The Public Service Commission (PSC), established in terms of the Constitution in 1996, is an independent body created to ‘clean up’ and promote a corruption-free public service sector. Headed by MP and leader of the Communist Party, Joyce Moloi-Moropa, the unit has released numerous reports about corrupt dealings within the sector. Since its establishment the PSC has recovered more than R120-million from crooked officials and 1 273 officials have been charged with misconduct or corrupt activities.
The PSC has reported that fraud and bribery accounted for the highest number of cases, followed by abuse of government vehicles, tender irregularities and mismanagement of public funds. Just last month the commission reported that national government departments had spent a total of R52-million on salaries for 1 559 employees who had been placed on precautionary suspension, an amount which opposition parties have said not only strains the national purse but also has a negative impact on service delivery.
Despite the PSC’s good work critics have condemned the commission, saying that its anti-corruption hotline is inadequate because it frequently refers incidents of corruption to specific government departments which don’t have investigative capacities so the complaints are never resolved.
The Financial and Fiscal Commission (FFC) is an independent advisory body that advises and makes recommendations to Parliament, provincial legislatures, local government and other organs of the state on financial and fiscal matters. Last year, the FFC held public hearings to explore a number of issues within the Human Settlements Department. These included the extent of the demand for housing, housing backlogs, informal settlements and backyard dwellings.
The hearings revealed that housing backlogs have not improved since 1994 and that although the budget allocated to the Human Settlements Department has increased significantly this has not resulted in increased delivery. For instance, the FFC reported that although the department spent nearly 98% of its total budget for the 2010/2011 financial year it only delivered 122 000 housing units, half of its target of 220 000 units a year.
Although he would not be drawn into saying the department was at fault, FFC chairperson Bongani Khumalo was quoted as saying “certainly from our side this clouds the principle of transparency”, but also said he did not “think there’s something to being hidden there”. Earlier this year, the commission commented on the rising public wage bill, saying that civil servants’ salaries have doubled in the past five years, soaring from R155-billion in the 2006/07 financial year to almost R259-billion in 2009/10. This, the commission reported, has serious implications for the country’s ability to service its debt.

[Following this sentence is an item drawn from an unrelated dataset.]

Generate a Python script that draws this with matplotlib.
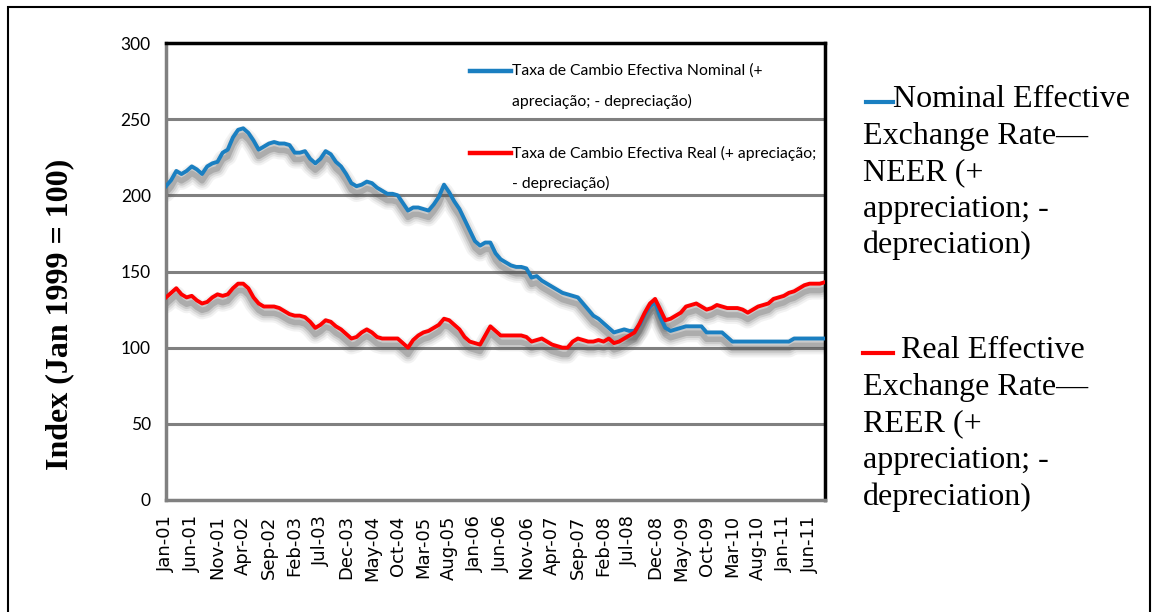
import matplotlib
matplotlib.use("Agg")
import matplotlib.pyplot as plt
from matplotlib.lines import Line2D
from matplotlib.patches import Rectangle
import numpy as np

# monthly index values, Jan-01 .. Sep-11
neer = [206, 210, 216, 214, 216, 219, 217, 214, 219, 221, 222, 228, 230, 238, 243, 244,
        241, 236, 230, 232, 234, 235, 234, 234, 233, 228, 228, 229, 224, 221, 224, 229,
        227, 222, 219, 214, 208, 206, 207, 209, 208, 205, 203, 201, 201, 200, 195, 190,
        192, 192, 191, 190, 194, 199, 207, 202, 196, 191, 184, 177, 170, 167, 169, 169,
        162, 158, 156, 154, 153, 153, 152, 146, 147, 144, 142, 140, 138, 136, 135, 134,
        133, 129, 125, 121, 119, 116, 113, 110, 111, 112, 111, 111, 115, 122, 127, 130,
        120, 113, 111, 112, 113, 114, 114, 114, 114, 110, 110, 110, 110, 107, 104, 104,
        104, 104, 104, 104, 104, 104, 104, 104, 104, 104, 106, 106, 106, 106, 106, 106,
        106]
reer = [133, 136, 139, 135, 133, 134, 131, 129, 130, 133, 135, 134, 135, 139, 142, 142,
        139, 133, 129, 127, 127, 127, 126, 124, 122, 121, 121, 120, 117, 113, 115, 118,
        117, 114, 112, 109, 106, 107, 110, 112, 110, 107, 106, 106, 106, 106, 103, 100,
        105, 108, 110, 111, 113, 115, 119, 118, 115, 112, 107, 104, 103, 102, 108, 114,
        111, 108, 108, 108, 108, 108, 107, 104, 105, 106, 104, 102, 101, 100, 100, 104,
        106, 105, 104, 104, 105, 104, 106, 103, 104, 106, 108, 110, 116, 123, 129, 132,
        125, 118, 119, 121, 123, 127, 128, 129, 127, 125, 126, 128, 127, 126, 126, 126,
        125, 123, 125, 127, 128, 129, 132, 133, 134, 136, 137, 139, 141, 142, 142, 142,
        143]
tick_labels = ["Jan-01", "Jun-01", "Nov-01", "Apr-02", "Sep-02", "Feb-03", "Jul-03",
               "Dec-03", "May-04", "Oct-04", "Mar-05", "Aug-05", "Jan-06", "Jun-06",
               "Nov-06", "Apr-07", "Sep-07", "Feb-08", "Jul-08", "Dec-08", "May-09",
               "Oct-09", "Mar-10", "Aug-10", "Jan-11", "Jun-11"]
y_ticks = [0, 50, 100, 150, 200, 250, 300]

legend_nominal = ["Taxa de Cambio Efectiva Nominal (+", "apreciação; - depreciação)"]
legend_real = ["Taxa de Cambio Efectiva Real (+ apreciação;", "- depreciação)"]
side_nominal = ["Nominal Effective", "Exchange Rate\u2014", "NEER (+",
                "appreciation; -", "depreciation)"]
side_real = [" Real Effective", "Exchange Rate\u2014", "REER (+",
             "appreciation; -", "depreciation)"]

BLUE = "#1a7fc1"
RED = "#ff0000"
sans = "Lato"
serif = ["Liberation Serif", "DejaVu Serif"]

W, H = 1157, 612
fig = plt.figure(figsize=(W / 100, H / 100), dpi=100)
ax = fig.add_axes([166 / W, 1 - 500 / H, (825 - 166) / W, (500 - 43) / H])

x = np.arange(len(neer))


def shadowed(vals, color):
    v = np.array(vals, dtype=float)
    for lw, a in [(13, 0.07), (10, 0.10), (7, 0.15), (4, 0.25)]:
        ax.plot(x, v - 4.5, color="#505050", lw=lw, alpha=a,
                solid_capstyle="round", solid_joinstyle="round", zorder=2)
    ax.plot(x, v, color=color, lw=2.8, solid_joinstyle="round", zorder=3)


shadowed(neer, BLUE)
shadowed(reer, RED)

ax.set_xlim(0, len(neer) - 1)
ax.set_ylim(0, 300)
ax.set_yticks(y_ticks)
ax.set_yticklabels([str(t) for t in y_ticks], family=sans, fontsize=12.5)
ax.set_xticks(np.arange(0, len(tick_labels) * 5, 5))
ax.set_xticklabels(tick_labels, rotation=90, fontsize=13, family="DejaVu Sans")
ax.tick_params(axis="both", length=0)
ax.tick_params(axis="y", pad=11)
ax.tick_params(axis="x", pad=11)

for t in y_ticks[1:-1]:
    ax.axhline(t, color="#808080", lw=2.2, zorder=1)
for s in ["left", "bottom"]:
    ax.spines[s].set_color("#808080")
    ax.spines[s].set_linewidth(2.5)
for s in ["top", "right"]:
    ax.spines[s].set_color("black")
    ax.spines[s].set_linewidth(2.5)

fig.text(60 / W, 1 - 314 / H, "Index (Jan 1999 = 100)", family=serif,
         fontweight="bold", fontsize=23, rotation=90, ha="center", va="center")

# Portuguese legend inside the plot
for y0, color, lines in [(71, BLUE, legend_nominal), (153, RED, legend_real)]:
    fig.add_artist(Line2D([470 / W, 511 / W], [1 - y0 / H, 1 - y0 / H], color=color, lw=3.2))
    for i, line in enumerate(lines):
        fig.text(512 / W, 1 - (y0 + 30 * i) / H, line, family=sans, fontsize=11.3,
                 va="center")

# right-hand English legend
fig.add_artist(Line2D([866 / W, 893 / W], [1 - 102 / H, 1 - 102 / H], color=BLUE, lw=3))
fig.add_artist(Line2D([863 / W, 893 / W], [1 - 353 / H, 1 - 353 / H], color=RED, lw=3))
for i, line in enumerate(side_nominal):
    fig.text((893 if i == 0 else 863) / W, 1 - (107 + 36.5 * i) / H, line,
             family=serif, fontsize=23, va="baseline")
for i, line in enumerate(side_real):
    fig.text((893 if i == 0 else 863) / W, 1 - (358 + 36.7 * i) / H, line,
             family=serif, fontsize=23, va="baseline")

fig.add_artist(Rectangle((8 / W, -0.02), (1150 - 8) / W, 1 - 7 / H + 0.02,
                         transform=fig.transFigure, fill=False, ec="black", lw=1.5))

fig.savefig("out.png", dpi=100)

Last year, the Supreme Court of Appeal (SCA) ruled that Menzi Simelane’s appointment as head of the National Prosecuting Authority (NPA) was “inconsistent with the Constitution and invalid”.
Simelane was also criticised for suggesting that the National Director of Public Prosecutions should be accountable to the Director General of Justice and not be independent, as required by the Constitution. As a result of the SCA’s ruling Zuma suspended Simelane, replacing him with the controversial advocate Nomgcobo Jiba, despite her chequered past (see below).
Despite protests from civil society organisations and opposition parties Jiba now runs the country’s top crime-fighting unit.
Nomvula Mokhatla – Acting head, Special Investigating Unit (SIU)
All is not well at the corruption-fighting body, the Special Investigating Unit (SIU), a state unit established to investigate fraud, corruption and maladministration. The body is accountable to President Zuma, who can hire and fire its head as he pleases, it conducts investigations at his request and reports directly to him, which effectively strips it of its independence. The unit has functioned without a permanent head since November 2011, when President Zuma axed respected corruption-busting head Willie Hofmeyr.
Zuma cited as reason for his dismissal the fact that he holds two posts (he is also head of the Asset Forfeiture Unit of the National Prosecuting Authority). After Hofmeyr’s dismissal former judge Willem Heath, who had served as the unit’s first boss, was re-appointed as head. After just 16 days in the post he resigned in the storm that followed remarks he made during an interview with City Press accusing former President Thabo Mbeki of “initiating” rape and corruption charges against Zuma.
In December, Nomgcobo Jiba was appointed as the unit’s acting head. Jiba’s appointment raised eyebrows because she had been suspended from the NPA in 2007, charged with dishonesty, unprofessional conduct and bringing the NPA into disrepute. One allegation was that she had attempted to save former police chief Jackie Selebi from prosecution. After less than a week in the job Jiba was removed from office and the SIU was given yet another acting head, Nomvula Mokhatla, who, surprisingly, like Hofmeyr, also holds two posts (she is Deputy National Director of Public Prosecutions). With no permanent head, the SIU’s ability to carry out its mandate is questionable.
Additional comments added on 16 May 2012:
SIU spokesperson Marika Muller: "The SIU is concerned by the implication that the unit's work is not independent. Our legislation dictates our reporting lines, but these do not affect our ability to work independently. In fact, the majority of the SIU's proclamations come as a result of the unit assessing and 'scoping' requests or allegations, and then approaching the Ministry of Justice and the Presidency to request a proclamation – not the other way round. It's also worth noting that up to this point the SIU has never had a proclamation request rejected"
Corruption Watch director David Lewis responds: "We stand partially corrected and are grateful to the SIU for responding to us. We had not intended to impugn the credibility or integrity of the SIU. However, we would be far happier if the SIU were free to decide what it wanted to investigate without having to receive permission (that is, a proclamation) to do so.
"We would also be happier if the results of their investigations were made public even if appropriately redacted to avoid compromising future criminal investigations. The fact is that at the moment the system within which the SIU is effectively a closed one and is bookended by the proclamation to investigate and then, at the other end, by the requirement to report back to the president as well, as far as we understand, to the very institution and people that it is investigating.’